··· SUPPLIED DATA ···
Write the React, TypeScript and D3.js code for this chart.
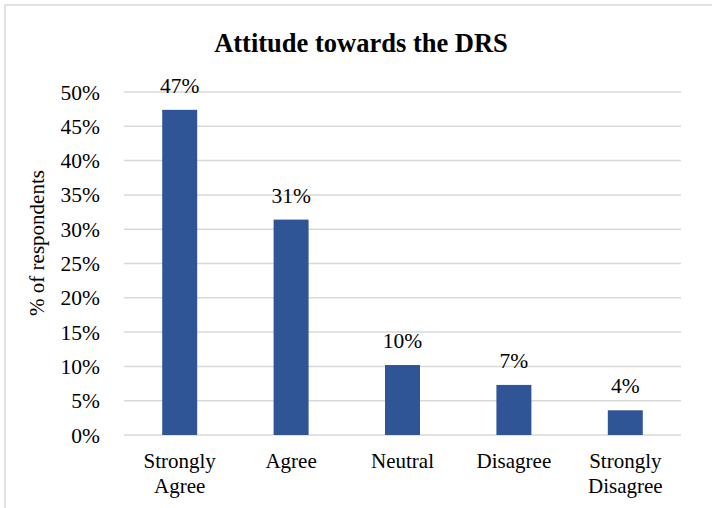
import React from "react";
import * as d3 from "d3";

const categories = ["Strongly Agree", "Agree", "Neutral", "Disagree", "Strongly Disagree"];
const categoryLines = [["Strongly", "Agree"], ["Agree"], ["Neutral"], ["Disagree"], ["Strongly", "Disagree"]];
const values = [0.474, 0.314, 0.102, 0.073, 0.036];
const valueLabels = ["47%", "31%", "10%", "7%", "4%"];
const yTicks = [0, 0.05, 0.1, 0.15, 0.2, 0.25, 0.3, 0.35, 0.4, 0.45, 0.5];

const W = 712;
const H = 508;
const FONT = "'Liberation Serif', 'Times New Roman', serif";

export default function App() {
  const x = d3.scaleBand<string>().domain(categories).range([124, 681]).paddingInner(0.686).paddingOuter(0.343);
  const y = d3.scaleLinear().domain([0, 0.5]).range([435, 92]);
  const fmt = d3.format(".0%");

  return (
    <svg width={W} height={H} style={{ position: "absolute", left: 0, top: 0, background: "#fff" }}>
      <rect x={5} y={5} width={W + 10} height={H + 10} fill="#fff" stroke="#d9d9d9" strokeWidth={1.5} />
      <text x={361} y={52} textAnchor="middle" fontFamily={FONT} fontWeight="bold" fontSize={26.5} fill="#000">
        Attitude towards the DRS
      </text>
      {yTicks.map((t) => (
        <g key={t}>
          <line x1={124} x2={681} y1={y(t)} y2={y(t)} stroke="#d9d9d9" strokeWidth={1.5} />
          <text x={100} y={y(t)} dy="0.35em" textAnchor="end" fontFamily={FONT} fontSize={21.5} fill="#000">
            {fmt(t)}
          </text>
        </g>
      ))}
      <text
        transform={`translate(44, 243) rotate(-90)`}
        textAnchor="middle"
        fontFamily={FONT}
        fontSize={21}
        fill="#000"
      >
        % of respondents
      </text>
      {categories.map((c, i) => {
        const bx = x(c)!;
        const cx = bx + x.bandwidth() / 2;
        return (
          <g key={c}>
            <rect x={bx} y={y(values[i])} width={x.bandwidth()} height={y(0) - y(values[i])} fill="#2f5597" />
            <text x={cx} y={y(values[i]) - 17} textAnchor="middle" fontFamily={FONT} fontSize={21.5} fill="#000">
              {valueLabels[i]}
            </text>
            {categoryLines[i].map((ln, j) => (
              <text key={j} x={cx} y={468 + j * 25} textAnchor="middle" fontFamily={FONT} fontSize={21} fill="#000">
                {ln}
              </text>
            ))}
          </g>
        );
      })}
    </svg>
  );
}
···
__TASK__
List all lines above in which the string "React" appears.

__TASK ANSWER__
Write the React, TypeScript and D3.js code for this chart.
import React from "react";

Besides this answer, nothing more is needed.